# Denon or Onkyo



## navcom00 (Feb 22, 2011)

Looking for some advice. Opinions on the choice on a Denon 1911 or the Onkyo 608. 

Tom


----------



## Jungle Jack (Jul 28, 2009)

Hello,
These are 2 AVR's that are commonly cross shopped. The major advantage that the Denon has it that it uses Audyssey's more powerful MultEQ whereas the 608 uses 2EQ which does not apply Filtering to the Subwoofer Channel like the Denon.

The Onkyo offers a more powerful Amplifier Section and THX Post Processing and Certification. If using Speakers that are hard to drive, the added power really might come in handy. Also if setting up in a large Room.

I would wait for the 609 that is just about to be released. It offers Marvell's excellent Qdeo Video Processing that is used in AVR's costing multiples the price of the 609. Also the OPPO BDP-93 and BDP-95 use Qdeo. In addition, the 609 is a Network AVR which means you can connect an Ethernet Cable and have Internet Radio, Stream Music from your PC, update the Firmware online and much more. 

The combination of THX Certification, top flight Video Processing, and Internet Connectivity make it the budget AVR to beat. The 609 does still use 2EQ, but considering everything else that is offered I really think the juice is well worth the squeeze.
Cheers,
JJ


----------



## rshetts (Feb 14, 2011)

I have a older Denon 3802 that has served me well for years. I will be upgrading soon but have nothing but good things to say about Denon. That being said I will certainly shop Onkyo as well when I upgrade as most Onkyo owners seem to be very happy with their systems. 
Im thinking you couldnt go wrong with either so go for the options that best suit your personal needs.


----------



## rshetts (Feb 14, 2011)

As fate would have it my faithful but ancient Denon lost its rear channels. After some shopping around I ended up getting a great deal on the Onkyo 609. So far I like it alot.


----------



## nova (Apr 30, 2006)

I prefer Denon myself and have been very pleased with the performance of my 3805 over the years and see no compelling reason to upgrade it. I don't think you can go wrong either way.


----------



## Jungle Jack (Jul 28, 2009)

nova said:


> I prefer Denon myself and have been very pleased with the performance of my 3805 over the years and see no compelling reason to upgrade it. I don't think you can go wrong either way.

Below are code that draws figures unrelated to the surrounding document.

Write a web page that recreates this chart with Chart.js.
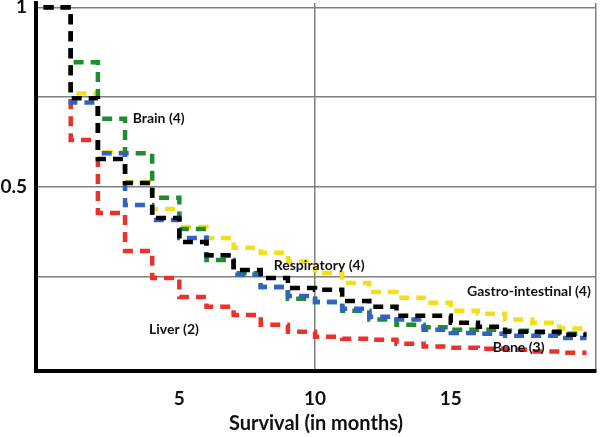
<!DOCTYPE html>
<html>
<head>
<meta charset="utf-8">
<script src="https://cdn.jsdelivr.net/npm/chart.js@4/dist/chart.umd.min.js"></script>
<style>
  html, body { margin: 0; padding: 0; background: #fff; }
  #wrap { width: 600px; height: 437px; position: relative; }
</style>
</head>
<body>
<div id="wrap"><canvas id="myChart"></canvas></div>
<script>
// survival time in months
var months = [0, 1, 2, 3, 4, 5, 6, 7, 8, 9, 10, 11, 12, 13, 14, 15, 16, 17, 18, 19, 20];

// survival probability per group
var black  = [1, 0.747, 0.578, 0.511, 0.414, 0.347, 0.31, 0.269, 0.247, 0.219, 0.214, 0.183, 0.167, 0.142, 0.142, 0.122, 0.111, 0.097, 0.097, 0.089, 0.089];
var brain  = [1, 0.847, 0.69, 0.594, 0.47, 0.383, 0.297, 0.26, 0.222, 0.189, 0.18, 0.156, 0.131, 0.117, 0.11, 0.103, 0.103, 0.1, 0.095, 0.092, 0.092];
var gastro = [1, 0.76, 0.597, 0.514, 0.439, 0.389, 0.358, 0.331, 0.317, 0.292, 0.261, 0.233, 0.208, 0.192, 0.178, 0.156, 0.147, 0.131, 0.122, 0.106, 0.106];
var bone   = [1, 0.735, 0.594, 0.45, 0.408, 0.358, 0.31, 0.256, 0.222, 0.197, 0.18, 0.161, 0.139, 0.131, 0.103, 0.094, 0.092, 0.086, 0.086, 0.08, 0.08];
var liver  = [1, 0.631, 0.428, 0.322, 0.247, 0.194, 0.167, 0.144, 0.117, 0.097, 0.083, 0.078, 0.075, 0.064, 0.056, 0.053, 0.05, 0.047, 0.042, 0.039, 0.039];

var xTicks = [5, 10, 15];
var yTicks = [0.25, 0.5, 0.75, 1];
var yLabels = { '0.5': '0.5', '1': '1' };

// text labels placed at [month, survival]
var notes = [
    { text: 'Brain (4)', at: [4.24, 0.692] },
    { text: 'Respiratory (4)', at: [10.15, 0.281] },
    { text: 'Gastro-intestinal (4)', at: [17.88, 0.208] },
    { text: 'Liver (2)', at: [4.8, 0.103] },
    { text: 'Bone (3)', at: [17.5, 0.053] }
];

function series(values) {
    return months.map(function (m, i) { return { x: m, y: values[i] }; });
}

function line(values, color) {
    return {
        data: series(values),
        borderColor: color,
        borderWidth: 4.5,
        borderDash: [10, 7],
        borderCapStyle: 'butt',
        stepped: true,
        pointRadius: 0,
        fill: false
    };
}

var notesPlugin = {
    id: 'notes',
    afterDatasetsDraw: function (chart) {
        var c = chart.ctx, xs = chart.scales.x, ys = chart.scales.y;
        c.save();
        c.font = 'bold 14px Lato';
        c.fillStyle = '#111';
        c.textAlign = 'center';
        c.textBaseline = 'middle';
        notes.forEach(function (n) {
            c.fillText(n.text, xs.getPixelForValue(n.at[0]), ys.getPixelForValue(n.at[1]));
        });
        c.restore();
    }
};

var ctx = document.getElementById('myChart').getContext('2d');
var chart = new Chart(ctx, {
    type: 'line',
    data: {
        datasets: [
            line(black, '#000000'),
            line(bone, '#3362c2'),
            line(brain, '#1f8c30'),
            line(gastro, '#f0df1a'),
            line(liver, '#e8322b')
        ]
    },
    options: {
        responsive: true,
        maintainAspectRatio: false,
        animation: false,
        layout: { padding: { top: 3, right: 4, left: 0, bottom: 0 } },
        plugins: { legend: { display: false }, tooltip: { enabled: false } },
        scales: {
            x: {
                type: 'linear',
                min: -0.28,
                max: 20.35,
                afterBuildTicks: function (s) {
                    s.ticks = xTicks.concat([s.max]).map(function (v) { return { value: v }; });
                },
                afterFit: function (s) {
                    s.height = 66;
                    s.paddingLeft = 0;
                    s.paddingRight = 0;
                },
                ticks: {
                    autoSkip: false,
                    maxRotation: 0,
                    padding: 16,
                    color: '#111',
                    font: { family: 'Lato', size: 19, weight: 'bold' },
                    callback: function (v) { return xTicks.indexOf(v) >= 0 ? String(v) : ''; }
                },
                grid: {
                    drawTicks: false,
                    lineWidth: 1.5,
                    color: function (c) {
                        return (c.tick && (c.tick.value === 10 || c.tick.value > 20)) ? '#7f7f7f' : 'rgba(0,0,0,0)';
                    }
                },
                border: { display: true, color: '#000', width: 4 },
                title: {
                    display: true,
                    text: 'Survival (in months)',
                    color: '#111',
                    font: { family: 'Lato', size: 20, weight: 'bold' },
                    padding: { top: 0, bottom: 1 }
                }
            },
            y: {
                min: -0.012,
                max: 1.012,
                afterBuildTicks: function (s) {
                    s.ticks = yTicks.map(function (v) { return { value: v }; });
                },
                afterFit: function (s) {
                    s.width = 36;
                    s.paddingTop = 0;
                    s.paddingBottom = 0;
                },
                ticks: {
                    padding: 9,
                    color: '#111',
                    font: { family: 'Lato', size: 19, weight: 'bold' },
                    callback: function (v) { return yLabels[String(v)] || ''; }
                },
                grid: { drawTicks: false, lineWidth: 1.5, color: '#7f7f7f' },
                border: { display: true, color: '#000', width: 4 }
            }
        }
    },
    plugins: [notesPlugin]
});
</script>
</body>
</html>
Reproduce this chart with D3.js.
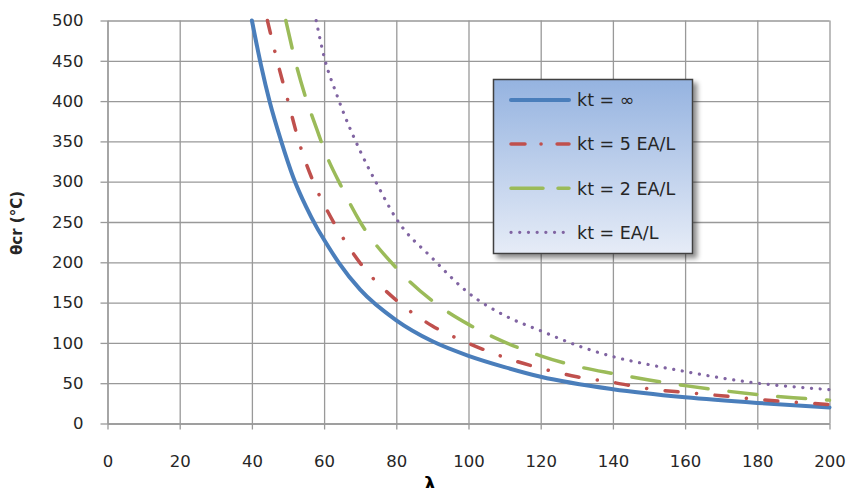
<!DOCTYPE html>
<html>
<head>
<meta charset="utf-8">
<script src="https://cdn.jsdelivr.net/npm/d3@7"></script>
<style>
  body { margin: 0; background: #fff; }
</style>
</head>
<body>
<script>
// series: lambda -> theta_cr (°C)
const lamInf = [40, 42.5, 45, 48, 51.5, 55, 58, 60, 64, 70, 80, 90, 100, 110, 120, 140, 160, 180, 200]
const thetaInf = [500, 445, 398, 352, 305, 269, 243, 228, 200, 166, 128, 102, 84, 70, 58, 42.5, 32.5, 25.5, 20]

const lam5 = [44.3, 47, 50, 53, 57, 61, 65, 70, 80, 90, 100, 110, 120, 130, 140, 150, 160, 170, 180, 190, 200]
const theta5 = [500, 450, 400, 350, 300, 263, 232, 199, 153, 121, 99.5, 82, 68.5, 58, 51, 43, 38.5, 34.5, 30, 26.5, 23.5]

const lam2 = [49.4, 52, 55, 58, 60, 65, 70, 80, 90, 100, 110, 120, 130, 140, 150, 160, 170, 180, 190, 200]
const theta2 = [500, 450, 403, 365, 340, 292, 250, 193, 152, 123, 101, 84, 71, 62, 54, 47, 41, 36, 32, 29]

const lam1 = [57.8, 60, 63.5, 65, 70, 75, 80, 90, 100, 110, 120, 130, 140, 150, 160, 170, 180, 190, 200]
const theta1 = [500, 455, 408, 390, 338, 294, 254, 205, 162, 134, 115, 97, 83, 73, 64.5, 56.5, 50, 45.5, 42]

const seriesNames = ['kt = ∞', 'kt = 5 EA/L', 'kt = 2 EA/L', 'kt = EA/L']
const xTicks = [0, 20, 40, 60, 80, 100, 120, 140, 160, 180, 200]
const yTicks = [0, 50, 100, 150, 200, 250, 300, 350, 400, 450, 500]

const W = 848
const H = 488
const font = '"DejaVu Sans", sans-serif'

const series = [
  { name: seriesNames[0], x: lamInf, y: thetaInf, color: '#4A7EBB', width: 4, dash: null },
  { name: seriesNames[1], x: lam5, y: theta5, color: '#C0504D', width: 3.5, dash: '13,18.5,0.1,18.5' },
  { name: seriesNames[2], x: lam2, y: theta2, color: '#9BBB59', width: 3.5, dash: '28,21' },
  { name: seriesNames[3], x: lam1, y: theta1, color: '#8064A2', width: 3.2, dash: '0.1,8.6' },
]

const svgEl = d3.create('svg')
  .attr('width', W)
  .attr('height', H)
  .style('background', '#fff')
  .style('display', 'block')

const xScale = d3.scaleLinear().domain([0, 200]).range([107.5, 829.5])
const yScale = d3.scaleLinear().domain([0, 500]).range([423.5, 20.5])

const defs = svgEl.append('defs')
const grad = defs.append('linearGradient')
  .attr('id', 'legendFill')
  .attr('x1', 0).attr('y1', 0).attr('x2', 0).attr('y2', 1)
grad.append('stop').attr('offset', '0%').attr('stop-color', '#95B3E0')
grad.append('stop').attr('offset', '100%').attr('stop-color', '#E6ECF7')

const shadow = defs.append('filter')
  .attr('id', 'shadow')
  .attr('x', '-10%').attr('y', '-10%').attr('width', '130%').attr('height', '130%')
shadow.append('feDropShadow')
  .attr('dx', 4).attr('dy', 4)
  .attr('stdDeviation', 2.5)
  .attr('flood-color', '#000')
  .attr('flood-opacity', 0.45)

// gridlines
const gridCol = '#999'

svgEl.append('g')
  .attr('transform', `translate(${xScale(0)},0)`)
  .call(d3.axisLeft(yScale).tickValues(yTicks).tickSize(-(xScale(200) - xScale(0))).tickFormat(''))
  .call(g => g.select('.domain').remove())
  .call(g => g.selectAll('line').attr('stroke', gridCol).attr('stroke-width', 1.3))

svgEl.append('g')
  .attr('transform', `translate(0,${yScale(0)})`)
  .call(d3.axisBottom(xScale).tickValues(xTicks).tickSize(-(yScale(0) - yScale(500))).tickFormat(''))
  .call(g => g.select('.domain').remove())
  .call(g => g.selectAll('line').attr('stroke', gridCol).attr('stroke-width', 1.3))

// axes with outside ticks and labels
const yAxis = svgEl.append('g')
  .attr('transform', `translate(${xScale(0)},0)`)
  .call(d3.axisLeft(yScale).tickValues(yTicks).tickSize(7).tickSizeOuter(0).tickPadding(17))
yAxis.select('.domain').attr('stroke', gridCol).attr('stroke-width', 1.3)
yAxis.selectAll('line').attr('stroke', gridCol).attr('stroke-width', 1.3)
yAxis.selectAll('text')
  .attr('font-family', font)
  .attr('font-size', 16.5)
  .attr('fill', '#262626')

const xAxis = svgEl.append('g')
  .attr('transform', `translate(0,${yScale(0)})`)
  .call(d3.axisBottom(xScale).tickValues(xTicks).tickSize(6).tickSizeOuter(0).tickPadding(26))
xAxis.select('.domain').attr('stroke', gridCol).attr('stroke-width', 1.3)
xAxis.selectAll('line').attr('stroke', gridCol).attr('stroke-width', 1.3)
xAxis.selectAll('text')
  .attr('font-family', font)
  .attr('font-size', 16.5)
  .attr('fill', '#262626')

// curves
const line = d3.line()
  .x(d => xScale(d[0]))
  .y(d => yScale(d[1]))
  .curve(d3.curveMonotoneX)

svgEl.append('g')
  .selectAll('path')
  .data(series)
  .join('path')
  .attr('d', s => line(s.x.map((v, i) => [v, s.y[i]])))
  .attr('fill', 'none')
  .attr('stroke', s => s.color)
  .attr('stroke-width', s => s.width)
  .attr('stroke-linecap', 'round')
  .attr('stroke-linejoin', 'round')
  .attr('stroke-dasharray', s => s.dash)

// legend
const legend = svgEl.append('g')
legend.append('rect')
  .attr('x', 493.5).attr('y', 79.5)
  .attr('width', 199).attr('height', 174)
  .attr('fill', 'url(#legendFill)')
  .attr('stroke', '#404040')
  .attr('stroke-width', 1.5)
  .attr('filter', 'url(#shadow)')

const rows = legend.selectAll('g.row')
  .data(series)
  .join('g')
  .attr('class', 'row')
  .attr('transform', (d, i) => `translate(0,${100 + i * 44.1})`)

rows.append('line')
  .attr('x1', 511).attr('x2', 569)
  .attr('y1', 0).attr('y2', 0)
  .attr('stroke', d => d.color)
  .attr('stroke-width', d => d.width)
  .attr('stroke-linecap', 'round')
  .attr('stroke-dasharray', (d, i) => i === 1 ? '14,16,0.1,16' : i === 2 ? '32,15' : d.dash)

rows.append('text')
  .attr('x', 577)
  .attr('y', 0)
  .attr('dy', '0.36em')
  .attr('font-family', font)
  .attr('font-size', 17.5)
  .attr('fill', '#262626')
  .text(d => d.name)

// axis titles
svgEl.append('text')
  .attr('transform', 'translate(22,223) rotate(-90)')
  .attr('text-anchor', 'middle')
  .attr('font-family', font)
  .attr('font-size', 15)
  .attr('font-weight', 'bold')
  .attr('fill', '#262626')
  .text('θcr (°C)')

svgEl.append('text')
  .attr('x', 430)
  .attr('y', 490)
  .attr('text-anchor', 'middle')
  .attr('font-family', font)
  .attr('font-size', 18)
  .attr('font-weight', 'bold')
  .attr('fill', '#000')
  .text('λ')

document.body.appendChild(svgEl.node())
</script>
</body>
</html>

Denon's x05 Series really were perhaps my favorite of all of their recent Series. The AVR-5805 is a true classic. The Build Quality was better with the 3805 weighing the same as the 9 Channel AVR-4311 and boasts a nicer Remote Control in my opinion. I can certainly understand not having a desire to replace your 3805.
Cheers,
JJ


----------



## steve1616 (Apr 6, 2009)

Grab the 608. It is a beast.


----------



## nova (Apr 30, 2006)

As much as I like Denon, I admit that Onkyo has been tough to beat the last few years. Jack makes some excellent points in his previous post.


----------